Е.А.Евтушенко очень хорошо и профессионально держит пространство своей лекции. Я убеждаюсь в том, что американский профессор совсем не хуже нашего российского, литинститутского.
— «Литература не отражение жизни, а ее концентрация».
— «Аксенов все сгустил до сарказма».
— «Университеская надменная литература».
— «Гарлем — это приличное место по сравнению с нашим Орехово-Борисовым».
— «Нигде в стране Америке нет такого мата, как в голливудских фильмах».
— «Все лучшее в искусстве основано на внутренней необходимости».
— «Человек 15 из пишущей братии в Америке — это приличные писатели, которые достаточно дорого издают свои книги».
— «Очень тяжело в Америке получить известность, как здесь говорят, — раскрутку».
— «Американцы сами первые жертвы пошлости»
Говорит о пошлой и низкой масскультуре в нашей стране — о Киркорове, Шифутинском и др. «Разве американцы диктуют: «ты моя банька, я твой тазик»?.
— «Сейчас в России нет газеты, которую читали бы все.
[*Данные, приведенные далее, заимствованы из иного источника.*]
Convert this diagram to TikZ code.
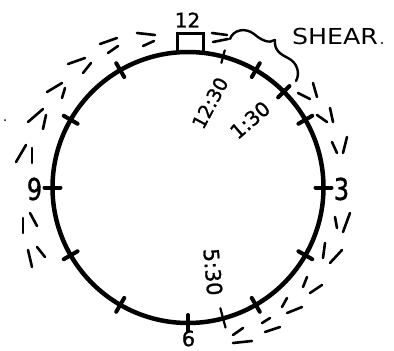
\documentclass[tikz,border=0pt]{standalone}
\usepackage{fontspec}
\setmainfont{DejaVu Sans}
\newfontfamily\handfont[FakeBold=1.2]{DejaVu Sans}
\begin{document}
\begin{tikzpicture}[x=1pt,y=1pt,
  rim/.style={line width=4.5pt},
  hourtick/.style={line width=4pt,line cap=round},
  thintick/.style={line width=2.2pt,line cap=round},
  shearmark/.style={line width=2.6pt,line cap=round},
  lbl/.style={inner sep=0pt,text=black},
  brace/.style={line width=2.4pt,line cap=round}]
\useasboundingbox (0,0) rectangle (394,-351);
\coordinate (C) at (188,-187.5);
% dial
\draw[rim] (C) circle (135.5);
% hour ticks (clock angle -> math angle 90-a)
\foreach \a in {30,45,60,90,120,150,180,210,240,270,300,330}
  \draw[hourtick] (C) ++({90-\a}:127.5) -- ++({90-\a}:16);
% thin ticks at 12:30 and 5:30
\draw[thintick] (C) ++(75:129) -- ++(75:13);
\draw[thintick] (C) ++(-75:125) -- ++(-75:20);
% box at 12
\draw[line width=3pt] (177,-52) rectangle (203,-33);
% numerals
\node[lbl,font=\handfont\fontsize{20}{24}\selectfont] (n12) at (187.5,-20) {12};
\node[lbl,font=\handfont\fontsize{30}{34}\selectfont,xscale=0.8] (n9) at (34.5,-189) {9};
\node[lbl,font=\handfont\fontsize{30}{34}\selectfont,xscale=0.8] (n3) at (341.5,-189) {3};
\node[lbl,font=\handfont\fontsize{21}{24}\selectfont] (n6) at (188.5,-338.5) {6};
% time labels
\node[lbl,font=\handfont\fontsize{19}{21}\selectfont,rotate=62] (t1230) at (210,-103) {12:30};
\node[lbl,font=\handfont\fontsize{20}{22}\selectfont,rotate=41] (t130) at (250,-120) {1:30};
\node[lbl,font=\handfont\fontsize{21}{23}\selectfont,rotate=-85] (t530) at (213,-272) {5:30};
% SHEAR label and brace
\node[lbl,font=\fontsize{22}{24}\selectfont,xscale=1.15] (shear) at (335,-36.5) {SHEAR};
\fill (382,-43) circle (1.2);
\draw[brace] (230,-39) .. controls (233,-30) and (245,-27) .. (254,-34)
  .. controls (261,-40) and (269,-44) .. (275,-40);
\draw[brace] (275,-40) .. controls (274,-50) and (280,-54) .. (288,-58)
  .. controls (298,-63) and (300,-74) .. (296,-81);
% stray speck
\fill (5,-120) circle (1);
% shear strokes
\foreach \x/\y/\u/\v in {
  137/33/155/35, 143/46/154/41, 100/44/117/38, 108/53/118/46,
  68/64/85/58, 83/73/91/63, 47/92/62/83, 62/98/65/88,
  28/122/43/109, 43/129/46/115, 16/162/26/145, 32/163/32/148,
  23/218/23/233, 30/213/37/226, 28/250/32/267, 37/247/45/257,
  212/33/227/35, 213/42/228/39,
  298/93/310/99, 313/83/317/97, 317/115/327/122, 330/108/333/122,
  332/142/337/153, 347/137/343/153, 335/217/337/228, 350/213/343/232,
  325/243/323/258, 342/250/330/263, 307/277/303/287, 322/285/310/293,
  287/298/282/307, 302/307/287/313, 270/318/262/323, 280/327/265/332,
  243/328/233/335, 252/341/233/343}
  \draw[shearmark] (\x,-\y) -- (\u,-\v);
\end{tikzpicture}
\end{document}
В былое время мое стихотворение в «Правде» прочитывали все».
— «Хочется успеха, но на хорошем поприще, как говорил Д. Самойлов.»
— «Мы тоже грузили арбузы и уголь».
— «Сегодня ни в какой отдельно взятой стране ничего не происходит».
— «Идет борьба триумфальной пошлости с духовностью».
— «Для меня лучший русский писатель советского периода — Андрей Платонов».
— Как вы относитесь к проблемам гимна? — спрашивает кто-то.
— «Слов хороших на музыку Александрова быть не может». Это, конечно, он от ревности.
В начале перестройки:
— «Я пробил уничтожение цензуры»
— «Я пробил отмену выездных комиссий».
— «Мужество сражаться в одиночестве, много выше мужества в строю». В стихах, повторяю, Евтушенко ограниченнее и спрямленнее, он пользуется обычными и привычными формулировками.
— «А что мне делать? Вы бы писали политические стихи?»
— «Взгляд зла, который неминуемо участвует в каждом моменте человеческого счастья».
Среди ребят, набившихся в аудиторию, я с удивлением и с удовлетворением увидел Таню Шалиткину.